§ TO DO
Pictures within the data are to be left out; everything else must be reproduced exactly.
▶
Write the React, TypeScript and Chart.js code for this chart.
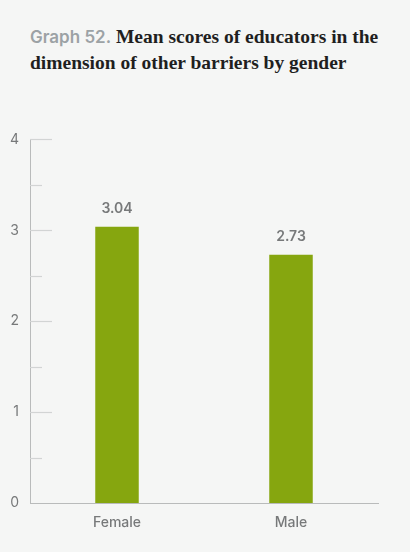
import React, { useEffect, useRef } from "react";
import { Chart, registerables } from "chart.js";

Chart.register(...registerables);

const categories = ["Female", "Male"];
const meanScores = [3.04, 2.73];
const yTicks = [0, 0.5, 1, 1.5, 2, 2.5, 3, 3.5, 4];

const BG = "#f5f6f5";
const BAR = "#86a60f";
const AXIS = "#b9bbbb";
const TEXT = "#77797a";

const innerTicks = {
  id: "innerTicks",
  afterDraw(chart: any) {
    const { ctx, chartArea } = chart;
    const y = chart.scales.y;
    ctx.save();
    ctx.strokeStyle = "#d2d4d4";
    y.ticks.forEach((t: any) => {
      if (t.value === 0) return;
      const py = Math.round(y.getPixelForValue(t.value)) + 0.5;
      const len = Number.isInteger(t.value) ? 22 : 12;
      ctx.lineWidth = 1.2;
      ctx.beginPath();
      ctx.moveTo(chartArea.left, py);
      ctx.lineTo(chartArea.left + len, py);
      ctx.stroke();
    });
    ctx.restore();
  },
};

const valueLabels = {
  id: "valueLabels",
  afterDatasetsDraw(chart: any) {
    const { ctx } = chart;
    const meta = chart.getDatasetMeta(0);
    ctx.save();
    ctx.fillStyle = TEXT;
    ctx.font = "600 14px Inter";
    ctx.textAlign = "center";
    ctx.textBaseline = "bottom";
    meta.data.forEach((bar: any, i: number) => {
      ctx.fillText(meanScores[i].toFixed(2), bar.x, bar.y - 11);
    });
    ctx.restore();
  },
};

export default function App() {
  const ref = useRef<HTMLCanvasElement>(null);
  useEffect(() => {
    document.body.style.margin = "0";
    document.body.style.background = BG;
    const chart = new Chart(ref.current!, {
      type: "bar",
      data: {
        labels: categories,
        datasets: [
          {
            data: meanScores,
            backgroundColor: BAR,
            borderWidth: 0,
            barPercentage: 0.25,
            categoryPercentage: 1,
          },
        ],
      },
      options: {
        animation: false,
        responsive: false,
        maintainAspectRatio: false,
        layout: { padding: { top: 17, right: 32, left: 0, bottom: 0 } },
        plugins: {
          legend: { display: false },
          tooltip: { enabled: false },
          title: { display: false },
        },
        scales: {
          x: {
            afterFit: (axis: any) => {
              axis.height = 49;
            },
            grid: { display: false, drawTicks: false },
            border: { display: true, color: AXIS, width: 1 },
            ticks: {
              color: TEXT,
              font: { family: "Inter", size: 14, weight: "500" },
              padding: 11,
            },
          },
          y: {
            min: 0,
            max: 4,
            afterFit: (axis: any) => {
              axis.width = 30;
            },
            afterBuildTicks: (axis: any) => {
              axis.ticks = yTicks.map((v) => ({ value: v }));
            },
            grid: { display: false, drawTicks: false },
            border: { display: true, color: AXIS, width: 1 },
            ticks: {
              color: TEXT,
              font: { family: "Inter", size: 14 },
              padding: 11,
              callback: (v: any) => (Number.isInteger(v) ? String(v) : ""),
            },
          },
        },
      },
      plugins: [innerTicks, valueLabels],
    });
    return () => chart.destroy();
  }, []);

  return (
    <div
      style={{
        position: "absolute",
        left: 0,
        top: 0,
        width: 410,
        height: 552,
        background: BG,
        overflow: "hidden",
      }}
    >
      <div
        style={{
          position: "absolute",
          left: 30,
          top: 24,
          width: 380,
          whiteSpace: "nowrap",
          fontSize: 19.5,
          lineHeight: "26px",
          color: "#1f1f1f",
          fontFamily: "'Liberation Serif', serif",
          fontWeight: 700,
        }}
      >
        <span
          style={{
            fontFamily: "Inter, sans-serif",
            fontWeight: 600,
            fontSize: 17,
            color: "#9ca2a5",
          }}
        >
          Graph 52.
        </span>{" "}
        Mean scores of educators in the
        <br />
        dimension of other barriers by gender
      </div>
      <canvas
        ref={ref}
        width={410}
        height={432}
        style={{ position: "absolute", left: 0, top: 120, width: 410, height: 432 }}
      />
    </div>
  );
}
◀
§ COMPLETE OUTPUT
Write the React, TypeScript and Chart.js code for this chart.
import React, { useEffect, useRef } from "react";
import { Chart, registerables } from "chart.js";

Chart.register(...registerables);

const categories = ["Female", "Male"];
const meanScores = [3.04, 2.73];
const yTicks = [0, 0.5, 1, 1.5, 2, 2.5, 3, 3.5, 4];

const BG = "#f5f6f5";
const BAR = "#86a60f";
const AXIS = "#b9bbbb";
const TEXT = "#77797a";

const innerTicks = {
  id: "innerTicks",
  afterDraw(chart: any) {
    const { ctx, chartArea } = chart;
    const y = chart.scales.y;
    ctx.save();
    ctx.strokeStyle = "#d2d4d4";
    y.ticks.forEach((t: any) => {
      if (t.value === 0) return;
      const py = Math.round(y.getPixelForValue(t.value)) + 0.5;
      const len = Number.isInteger(t.value) ? 22 : 12;
      ctx.lineWidth = 1.2;
      ctx.beginPath();
      ctx.moveTo(chartArea.left, py);
      ctx.lineTo(chartArea.left + len, py);
      ctx.stroke();
    });
    ctx.restore();
  },
};

const valueLabels = {
  id: "valueLabels",
  afterDatasetsDraw(chart: any) {
    const { ctx } = chart;
    const meta = chart.getDatasetMeta(0);
    ctx.save();
    ctx.fillStyle = TEXT;
    ctx.font = "600 14px Inter";
    ctx.textAlign = "center";
    ctx.textBaseline = "bottom";
    meta.data.forEach((bar: any, i: number) => {
      ctx.fillText(meanScores[i].toFixed(2), bar.x, bar.y - 11);
    });
    ctx.restore();
  },
};

export default function App() {
  const ref = useRef<HTMLCanvasElement>(null);
  useEffect(() => {
    document.body.style.margin = "0";
    document.body.style.background = BG;
    const chart = new Chart(ref.current!, {
      type: "bar",
      data: {
        labels: categories,
        datasets: [
          {
            data: meanScores,
            backgroundColor: BAR,
            borderWidth: 0,
            barPercentage: 0.25,
            categoryPercentage: 1,
          },
        ],
      },
      options: {
        animation: false,
        responsive: false,
        maintainAspectRatio: false,
        layout: { padding: { top: 17, right: 32, left: 0, bottom: 0 } },
        plugins: {
          legend: { display: false },
          tooltip: { enabled: false },
          title: { display: false },
        },
        scales: {
          x: {
            afterFit: (axis: any) => {
              axis.height = 49;
            },
            grid: { display: false, drawTicks: false },
            border: { display: true, color: AXIS, width: 1 },
            ticks: {
              color: TEXT,
              font: { family: "Inter", size: 14, weight: "500" },
              padding: 11,
            },
          },
          y: {
            min: 0,
            max: 4,
            afterFit: (axis: any) => {
              axis.width = 30;
            },
            afterBuildTicks: (axis: any) => {
              axis.ticks = yTicks.map((v) => ({ value: v }));
            },
            grid: { display: false, drawTicks: false },
            border: { display: true, color: AXIS, width: 1 },
            ticks: {
              color: TEXT,
              font: { family: "Inter", size: 14 },
              padding: 11,
              callback: (v: any) => (Number.isInteger(v) ? String(v) : ""),
            },
          },
        },
      },
      plugins: [innerTicks, valueLabels],
    });
    return () => chart.destroy();
  }, []);

  return (
    <div
      style={{
        position: "absolute",
        left: 0,
        top: 0,
        width: 410,
        height: 552,
        background: BG,
        overflow: "hidden",
      }}
    >
      <div
        style={{
          position: "absolute",
          left: 30,
          top: 24,
          width: 380,
          whiteSpace: "nowrap",
          fontSize: 19.5,
          lineHeight: "26px",
          color: "#1f1f1f",
          fontFamily: "'Liberation Serif', serif",
          fontWeight: 700,
        }}
      >
        <span
          style={{
            fontFamily: "Inter, sans-serif",
            fontWeight: 600,
            fontSize: 17,
            color: "#9ca2a5",
          }}
        >
          Graph 52.
        </span>{" "}
        Mean scores of educators in the
        <br />
        dimension of other barriers by gender
      </div>
      <canvas
        ref={ref}
        width={410}
        height={432}
        style={{ position: "absolute", left: 0, top: 120, width: 410, height: 432 }}
      />
    </div>
  );
}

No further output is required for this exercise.